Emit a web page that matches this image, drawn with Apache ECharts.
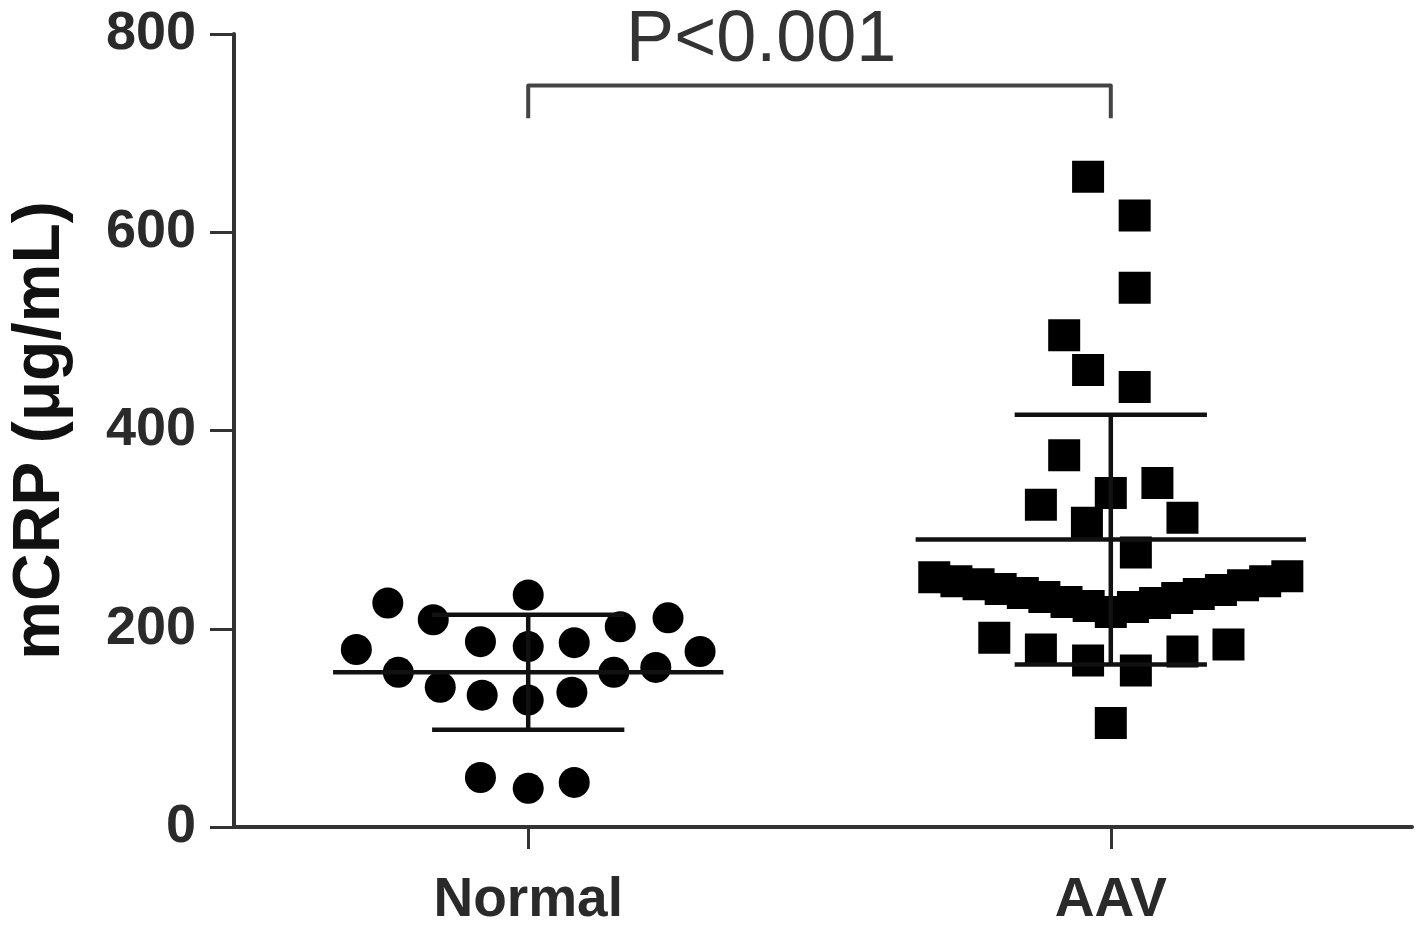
<!DOCTYPE html>
<html><head><meta charset="utf-8">
<script src="https://cdn.jsdelivr.net/npm/echarts@6/dist/echarts.min.js"></script>
<style>html,body{margin:0;padding:0;background:#fff}#c{width:1418px;height:929px}</style>
</head><body><div id="c"></div>
<script>
// ---- data ----
const categories = ['Normal', 'AAV'];
const yTicks = [0, 200, 400, 600, 800];
const normalValues = [226, 209, 234, 202, 211, 179, 156, 141, 187, 182, 186, 133, 128, 136, 156, 161, 177, 50, 39, 45];
const normalJitter = [-0.241, -0.163, 0, 0.158, 0.240, -0.295, -0.223, -0.151, -0.082, 0, 0.079, -0.079, 0, 0.075, 0.147, 0.219, 0.295, -0.082, 0, 0.079];
const aavValues = [656, 617, 544, 496, 461, 444,
  375, 325, 337, 347, 307, 312, 277,
  252, 248, 245, 240, 236, 232, 227, 223, 217, 222, 226, 231, 235, 239, 244, 248, 253,
  191, 179, 168, 158, 177, 184, 105];
const aavJitter = [-0.039, 0.041, 0.041, -0.080, -0.039, 0.041,
  -0.080, -0.120, 0, 0.080, -0.041, 0.123, 0.043,
  -0.303, -0.265, -0.227, -0.189, -0.151, -0.114, -0.076, -0.038, 0, 0.038, 0.076, 0.114, 0.151, 0.189, 0.227, 0.265, 0.303,
  -0.200, -0.120, -0.039, 0.043, 0.123, 0.202, 0];
const meanValues = [156, 290];
const sdValues = [58, 126];
const pText = 'P<0.001';

const chart = echarts.init(document.getElementById('c'), null, {renderer: 'canvas'});
const INK = '#111';
const TXT = '#2a2a2a';
const FONT = '"Liberation Sans", Arial, sans-serif';

const option = {
  backgroundColor: '#fff',
  animation: false,
  grid: {left: 231, right: 6, top: 34, bottom: 102, containLabel: false},
  xAxis: {
    type: 'value', min: 0.495, max: 2.517,
    splitLine: {show: false},
    axisLine: {show: true, onZero: false, lineStyle: {color: '#333', width: 4}},
    axisTick: {show: true, customValues: [1, 2], length: 22, lineStyle: {color: '#333', width: 3}},
    axisLabel: {show: true, customValues: [1, 2], margin: 46, color: TXT, fontFamily: FONT, fontWeight: 'bold', fontSize: 55,
      formatter: v => categories[Math.round(v) - 1] || ''}
  },
  yAxis: {
    type: 'value', min: 0, max: 800, interval: 200,
    splitLine: {show: false},
    name: 'mCRP (μg/mL)', nameLocation: 'middle', nameGap: 160,
    nameTextStyle: {color: '#111', fontFamily: FONT, fontWeight: 'bold', fontSize: 66},
    axisLine: {show: true, lineStyle: {color: '#333', width: 4}},
    axisTick: {show: true, length: 24, lineStyle: {color: '#333', width: 3}},
    axisLabel: {margin: 38, color: TXT, fontFamily: FONT, fontWeight: 'bold', fontSize: 54,
      formatter: v => yTicks.includes(v) ? String(v) : ''}
  },
  series: [
    {
      type: 'scatter', name: categories[0], symbol: 'circle', symbolSize: 31,
      itemStyle: {color: '#000', opacity: 1},
      data: normalValues.map((v, i) => [1 + normalJitter[i], v]), z: 3
    },
    {
      type: 'scatter', name: categories[1], symbol: 'rect', symbolSize: 32,
      itemStyle: {color: '#000', opacity: 1},
      data: aavValues.map((v, i) => [2 + aavJitter[i], v]), z: 3
    },
    {
      type: 'custom', z: 4,
      data: meanValues.map((m, i) => [i + 1, m, sdValues[i]]),
      renderItem: (params, api) => {
        const x = api.value(0), m = api.value(1), s = api.value(2);
        const st = {stroke: INK, lineWidth: 4.5};
        const seg = (x1, y1, x2, y2) => {
          const a = api.coord([x1, y1]), b = api.coord([x2, y2]);
          return {type: 'line', shape: {x1: a[0], y1: a[1], x2: b[0], y2: b[1]}, style: st};
        };
        return {type: 'group', children: [
          seg(x - 0.335, m, x + 0.335, m),
          seg(x - 0.165, m + s, x + 0.165, m + s),
          seg(x - 0.165, m - s, x + 0.165, m - s),
          seg(x, m - s, x, m + s)
        ]};
      }
    },
    {
      type: 'custom', z: 5,
      data: [[1, 2, 748, 715]],
      renderItem: (params, api) => {
        const x1 = api.value(0), x2 = api.value(1), yt = api.value(2), yb = api.value(3);
        const a = api.coord([x1, yb]), b = api.coord([x1, yt]), c = api.coord([x2, yt]), d = api.coord([x2, yb]);
        const t = api.coord([1.40, 800]);
        return {type: 'group', children: [
          {type: 'polyline', shape: {points: [a, b, c, d]}, style: {stroke: '#444', lineWidth: 4, fill: null, lineJoin: 'round'}},
          {type: 'text', x: t[0], y: b[1] - 8, style: {text: pText, fill: '#333', font: 'normal 72px ' + FONT, align: 'center', verticalAlign: 'bottom'}}
        ]};
      }
    }
  ]
};
chart.setOption(option);
</script>
</body></html>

****************

**What the exercise asks:** Every line of the data above should be quoted exactly. Omit the pictures.

**Written response:**
Emit a web page that matches this image, drawn with Apache ECharts.
<!DOCTYPE html>
<html><head><meta charset="utf-8">
<script src="https://cdn.jsdelivr.net/npm/echarts@6/dist/echarts.min.js"></script>
<style>html,body{margin:0;padding:0;background:#fff}#c{width:1418px;height:929px}</style>
</head><body><div id="c"></div>
<script>
// ---- data ----
const categories = ['Normal', 'AAV'];
const yTicks = [0, 200, 400, 600, 800];
const normalValues = [226, 209, 234, 202, 211, 179, 156, 141, 187, 182, 186, 133, 128, 136, 156, 161, 177, 50, 39, 45];
const normalJitter = [-0.241, -0.163, 0, 0.158, 0.240, -0.295, -0.223, -0.151, -0.082, 0, 0.079, -0.079, 0, 0.075, 0.147, 0.219, 0.295, -0.082, 0, 0.079];
const aavValues = [656, 617, 544, 496, 461, 444,
  375, 325, 337, 347, 307, 312, 277,
  252, 248, 245, 240, 236, 232, 227, 223, 217, 222, 226, 231, 235, 239, 244, 248, 253,
  191, 179, 168, 158, 177, 184, 105];
const aavJitter = [-0.039, 0.041, 0.041, -0.080, -0.039, 0.041,
  -0.080, -0.120, 0, 0.080, -0.041, 0.123, 0.043,
  -0.303, -0.265, -0.227, -0.189, -0.151, -0.114, -0.076, -0.038, 0, 0.038, 0.076, 0.114, 0.151, 0.189, 0.227, 0.265, 0.303,
  -0.200, -0.120, -0.039, 0.043, 0.123, 0.202, 0];
const meanValues = [156, 290];
const sdValues = [58, 126];
const pText = 'P<0.001';

const chart = echarts.init(document.getElementById('c'), null, {renderer: 'canvas'});
const INK = '#111';
const TXT = '#2a2a2a';
const FONT = '"Liberation Sans", Arial, sans-serif';

const option = {
  backgroundColor: '#fff',
  animation: false,
  grid: {left: 231, right: 6, top: 34, bottom: 102, containLabel: false},
  xAxis: {
    type: 'value', min: 0.495, max: 2.517,
    splitLine: {show: false},
    axisLine: {show: true, onZero: false, lineStyle: {color: '#333', width: 4}},
    axisTick: {show: true, customValues: [1, 2], length: 22, lineStyle: {color: '#333', width: 3}},
    axisLabel: {show: true, customValues: [1, 2], margin: 46, color: TXT, fontFamily: FONT, fontWeight: 'bold', fontSize: 55,
      formatter: v => categories[Math.round(v) - 1] || ''}
  },
  yAxis: {
    type: 'value', min: 0, max: 800, interval: 200,
    splitLine: {show: false},
    name: 'mCRP (μg/mL)', nameLocation: 'middle', nameGap: 160,
    nameTextStyle: {color: '#111', fontFamily: FONT, fontWeight: 'bold', fontSize: 66},
    axisLine: {show: true, lineStyle: {color: '#333', width: 4}},
    axisTick: {show: true, length: 24, lineStyle: {color: '#333', width: 3}},
    axisLabel: {margin: 38, color: TXT, fontFamily: FONT, fontWeight: 'bold', fontSize: 54,
      formatter: v => yTicks.includes(v) ? String(v) : ''}
  },
  series: [
    {
      type: 'scatter', name: categories[0], symbol: 'circle', symbolSize: 31,
      itemStyle: {color: '#000', opacity: 1},
      data: normalValues.map((v, i) => [1 + normalJitter[i], v]), z: 3
    },
    {
      type: 'scatter', name: categories[1], symbol: 'rect', symbolSize: 32,
      itemStyle: {color: '#000', opacity: 1},
      data: aavValues.map((v, i) => [2 + aavJitter[i], v]), z: 3
    },
    {
      type: 'custom', z: 4,
      data: meanValues.map((m, i) => [i + 1, m, sdValues[i]]),
      renderItem: (params, api) => {
        const x = api.value(0), m = api.value(1), s = api.value(2);
        const st = {stroke: INK, lineWidth: 4.5};
        const seg = (x1, y1, x2, y2) => {
          const a = api.coord([x1, y1]), b = api.coord([x2, y2]);
          return {type: 'line', shape: {x1: a[0], y1: a[1], x2: b[0], y2: b[1]}, style: st};
        };
        return {type: 'group', children: [
          seg(x - 0.335, m, x + 0.335, m),
          seg(x - 0.165, m + s, x + 0.165, m + s),
          seg(x - 0.165, m - s, x + 0.165, m - s),
          seg(x, m - s, x, m + s)
        ]};
      }
    },
    {
      type: 'custom', z: 5,
      data: [[1, 2, 748, 715]],
      renderItem: (params, api) => {
        const x1 = api.value(0), x2 = api.value(1), yt = api.value(2), yb = api.value(3);
        const a = api.coord([x1, yb]), b = api.coord([x1, yt]), c = api.coord([x2, yt]), d = api.coord([x2, yb]);
        const t = api.coord([1.40, 800]);
        return {type: 'group', children: [
          {type: 'polyline', shape: {points: [a, b, c, d]}, style: {stroke: '#444', lineWidth: 4, fill: null, lineJoin: 'round'}},
          {type: 'text', x: t[0], y: b[1] - 8, style: {text: pText, fill: '#333', font: 'normal 72px ' + FONT, align: 'center', verticalAlign: 'bottom'}}
        ]};
      }
    }
  ]
};
chart.setOption(option);
</script>
</body></html>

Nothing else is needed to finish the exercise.